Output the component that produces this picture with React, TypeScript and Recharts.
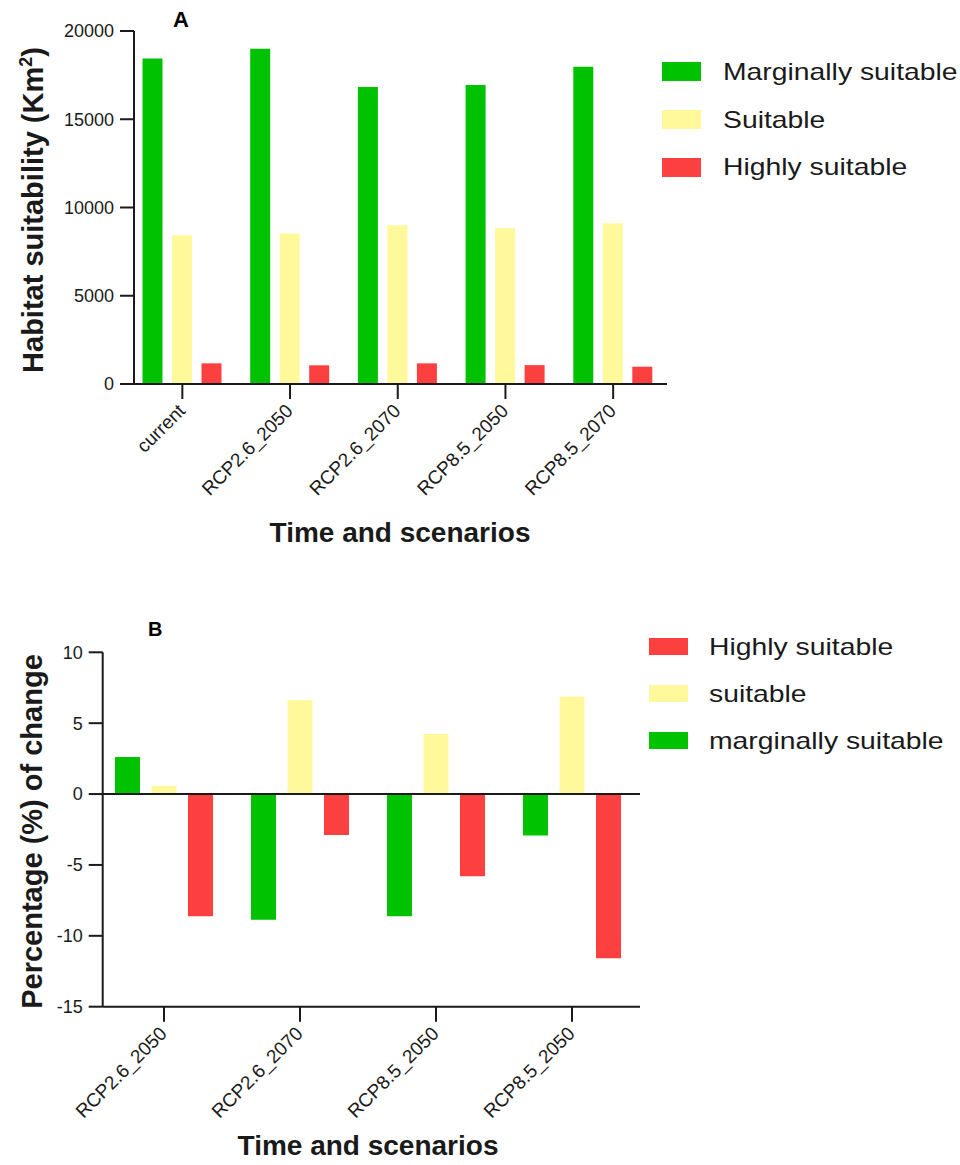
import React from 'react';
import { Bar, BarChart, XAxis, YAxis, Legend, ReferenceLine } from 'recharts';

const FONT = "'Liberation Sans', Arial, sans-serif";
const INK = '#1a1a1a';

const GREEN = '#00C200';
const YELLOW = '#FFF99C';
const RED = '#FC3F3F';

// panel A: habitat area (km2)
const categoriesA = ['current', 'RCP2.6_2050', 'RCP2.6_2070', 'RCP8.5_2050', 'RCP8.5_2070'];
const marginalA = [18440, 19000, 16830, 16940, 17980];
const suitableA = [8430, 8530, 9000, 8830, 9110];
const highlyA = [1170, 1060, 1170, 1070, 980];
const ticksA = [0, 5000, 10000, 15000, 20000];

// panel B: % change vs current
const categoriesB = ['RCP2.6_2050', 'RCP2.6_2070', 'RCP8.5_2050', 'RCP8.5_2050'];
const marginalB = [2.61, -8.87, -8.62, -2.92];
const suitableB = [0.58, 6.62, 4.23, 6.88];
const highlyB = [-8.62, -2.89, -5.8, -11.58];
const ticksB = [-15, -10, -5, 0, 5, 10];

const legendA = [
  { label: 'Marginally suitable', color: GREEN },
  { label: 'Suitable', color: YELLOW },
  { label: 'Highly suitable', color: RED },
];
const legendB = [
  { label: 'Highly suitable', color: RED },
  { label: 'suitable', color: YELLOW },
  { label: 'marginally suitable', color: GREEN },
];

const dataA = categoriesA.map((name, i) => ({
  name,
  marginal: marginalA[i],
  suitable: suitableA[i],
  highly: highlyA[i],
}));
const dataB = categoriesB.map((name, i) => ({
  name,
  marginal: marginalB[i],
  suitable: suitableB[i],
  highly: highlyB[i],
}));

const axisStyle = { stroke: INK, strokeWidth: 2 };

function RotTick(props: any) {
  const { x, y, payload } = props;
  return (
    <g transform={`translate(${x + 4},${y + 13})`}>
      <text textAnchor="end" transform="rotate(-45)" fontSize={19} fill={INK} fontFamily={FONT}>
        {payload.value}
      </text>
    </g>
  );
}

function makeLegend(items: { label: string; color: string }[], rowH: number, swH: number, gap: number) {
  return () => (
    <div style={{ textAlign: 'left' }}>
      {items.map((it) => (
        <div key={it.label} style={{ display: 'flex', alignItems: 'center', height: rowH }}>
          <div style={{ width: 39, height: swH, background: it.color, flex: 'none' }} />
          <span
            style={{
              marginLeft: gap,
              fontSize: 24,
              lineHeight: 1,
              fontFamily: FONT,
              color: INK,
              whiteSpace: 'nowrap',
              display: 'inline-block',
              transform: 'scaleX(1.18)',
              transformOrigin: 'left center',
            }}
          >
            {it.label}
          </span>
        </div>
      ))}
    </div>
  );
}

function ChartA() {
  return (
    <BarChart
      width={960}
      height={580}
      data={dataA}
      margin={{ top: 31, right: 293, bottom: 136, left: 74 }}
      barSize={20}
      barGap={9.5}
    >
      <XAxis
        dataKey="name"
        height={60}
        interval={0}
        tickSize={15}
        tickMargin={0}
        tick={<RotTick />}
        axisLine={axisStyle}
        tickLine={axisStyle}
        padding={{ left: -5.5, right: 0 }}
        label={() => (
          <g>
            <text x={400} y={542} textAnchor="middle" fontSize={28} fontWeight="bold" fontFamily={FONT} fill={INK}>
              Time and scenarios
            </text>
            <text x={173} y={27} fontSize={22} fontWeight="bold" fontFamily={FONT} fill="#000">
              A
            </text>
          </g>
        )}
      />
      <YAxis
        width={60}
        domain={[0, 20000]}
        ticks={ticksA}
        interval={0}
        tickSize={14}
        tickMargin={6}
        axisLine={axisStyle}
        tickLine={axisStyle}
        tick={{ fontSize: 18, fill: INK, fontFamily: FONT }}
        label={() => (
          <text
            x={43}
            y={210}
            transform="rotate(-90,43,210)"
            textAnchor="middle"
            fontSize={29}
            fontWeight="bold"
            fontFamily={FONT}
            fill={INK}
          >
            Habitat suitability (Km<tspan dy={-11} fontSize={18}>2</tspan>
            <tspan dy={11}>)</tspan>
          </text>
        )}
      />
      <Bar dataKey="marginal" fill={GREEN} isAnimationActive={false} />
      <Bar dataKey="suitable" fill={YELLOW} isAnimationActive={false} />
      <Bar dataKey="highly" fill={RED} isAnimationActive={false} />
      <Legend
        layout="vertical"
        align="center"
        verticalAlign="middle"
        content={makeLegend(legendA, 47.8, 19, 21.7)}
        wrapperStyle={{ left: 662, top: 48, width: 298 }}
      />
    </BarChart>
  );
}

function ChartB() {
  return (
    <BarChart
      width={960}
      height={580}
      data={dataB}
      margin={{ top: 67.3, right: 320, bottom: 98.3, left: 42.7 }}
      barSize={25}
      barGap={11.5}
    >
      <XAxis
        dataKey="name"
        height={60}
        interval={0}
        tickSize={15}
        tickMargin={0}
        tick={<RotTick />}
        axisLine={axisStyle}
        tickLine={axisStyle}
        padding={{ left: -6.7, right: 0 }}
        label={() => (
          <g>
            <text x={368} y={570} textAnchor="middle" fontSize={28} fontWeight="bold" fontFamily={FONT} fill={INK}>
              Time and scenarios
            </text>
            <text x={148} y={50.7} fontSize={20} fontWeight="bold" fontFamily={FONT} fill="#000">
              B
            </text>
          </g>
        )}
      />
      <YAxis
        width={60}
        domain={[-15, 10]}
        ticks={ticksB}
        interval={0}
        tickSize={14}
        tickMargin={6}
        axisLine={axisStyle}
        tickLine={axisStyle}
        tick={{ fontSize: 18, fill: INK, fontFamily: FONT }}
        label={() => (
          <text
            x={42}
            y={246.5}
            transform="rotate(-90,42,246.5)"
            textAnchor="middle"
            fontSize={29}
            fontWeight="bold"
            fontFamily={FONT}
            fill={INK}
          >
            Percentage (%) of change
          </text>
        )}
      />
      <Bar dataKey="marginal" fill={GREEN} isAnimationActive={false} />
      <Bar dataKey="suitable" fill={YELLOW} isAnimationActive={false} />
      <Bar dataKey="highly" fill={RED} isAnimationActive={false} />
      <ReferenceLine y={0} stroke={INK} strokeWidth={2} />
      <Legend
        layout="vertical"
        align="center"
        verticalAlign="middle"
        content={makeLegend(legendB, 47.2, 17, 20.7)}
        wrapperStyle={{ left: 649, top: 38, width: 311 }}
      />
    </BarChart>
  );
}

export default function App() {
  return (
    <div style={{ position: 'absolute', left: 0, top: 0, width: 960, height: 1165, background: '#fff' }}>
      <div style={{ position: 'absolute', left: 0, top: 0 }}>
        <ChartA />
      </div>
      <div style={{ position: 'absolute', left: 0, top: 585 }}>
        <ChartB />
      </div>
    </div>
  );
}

==

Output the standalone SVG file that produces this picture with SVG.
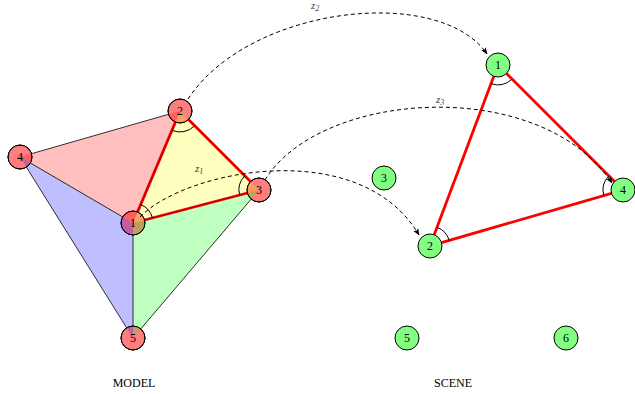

Work to complete:
Leaving the pictures out, write out exactly the lines from the line containing "Output the component" through the line containing "const ticksB = [-15, -10, -5, 0, 5, 10];", both included.

Answer to the exercise:
Output the component that produces this picture with React, TypeScript and Recharts.
import React from 'react';
import { Bar, BarChart, XAxis, YAxis, Legend, ReferenceLine } from 'recharts';

const FONT = "'Liberation Sans', Arial, sans-serif";
const INK = '#1a1a1a';

const GREEN = '#00C200';
const YELLOW = '#FFF99C';
const RED = '#FC3F3F';

// panel A: habitat area (km2)
const categoriesA = ['current', 'RCP2.6_2050', 'RCP2.6_2070', 'RCP8.5_2050', 'RCP8.5_2070'];
const marginalA = [18440, 19000, 16830, 16940, 17980];
const suitableA = [8430, 8530, 9000, 8830, 9110];
const highlyA = [1170, 1060, 1170, 1070, 980];
const ticksA = [0, 5000, 10000, 15000, 20000];

// panel B: % change vs current
const categoriesB = ['RCP2.6_2050', 'RCP2.6_2070', 'RCP8.5_2050', 'RCP8.5_2050'];
const marginalB = [2.61, -8.87, -8.62, -2.92];
const suitableB = [0.58, 6.62, 4.23, 6.88];
const highlyB = [-8.62, -2.89, -5.8, -11.58];
const ticksB = [-15, -10, -5, 0, 5, 10];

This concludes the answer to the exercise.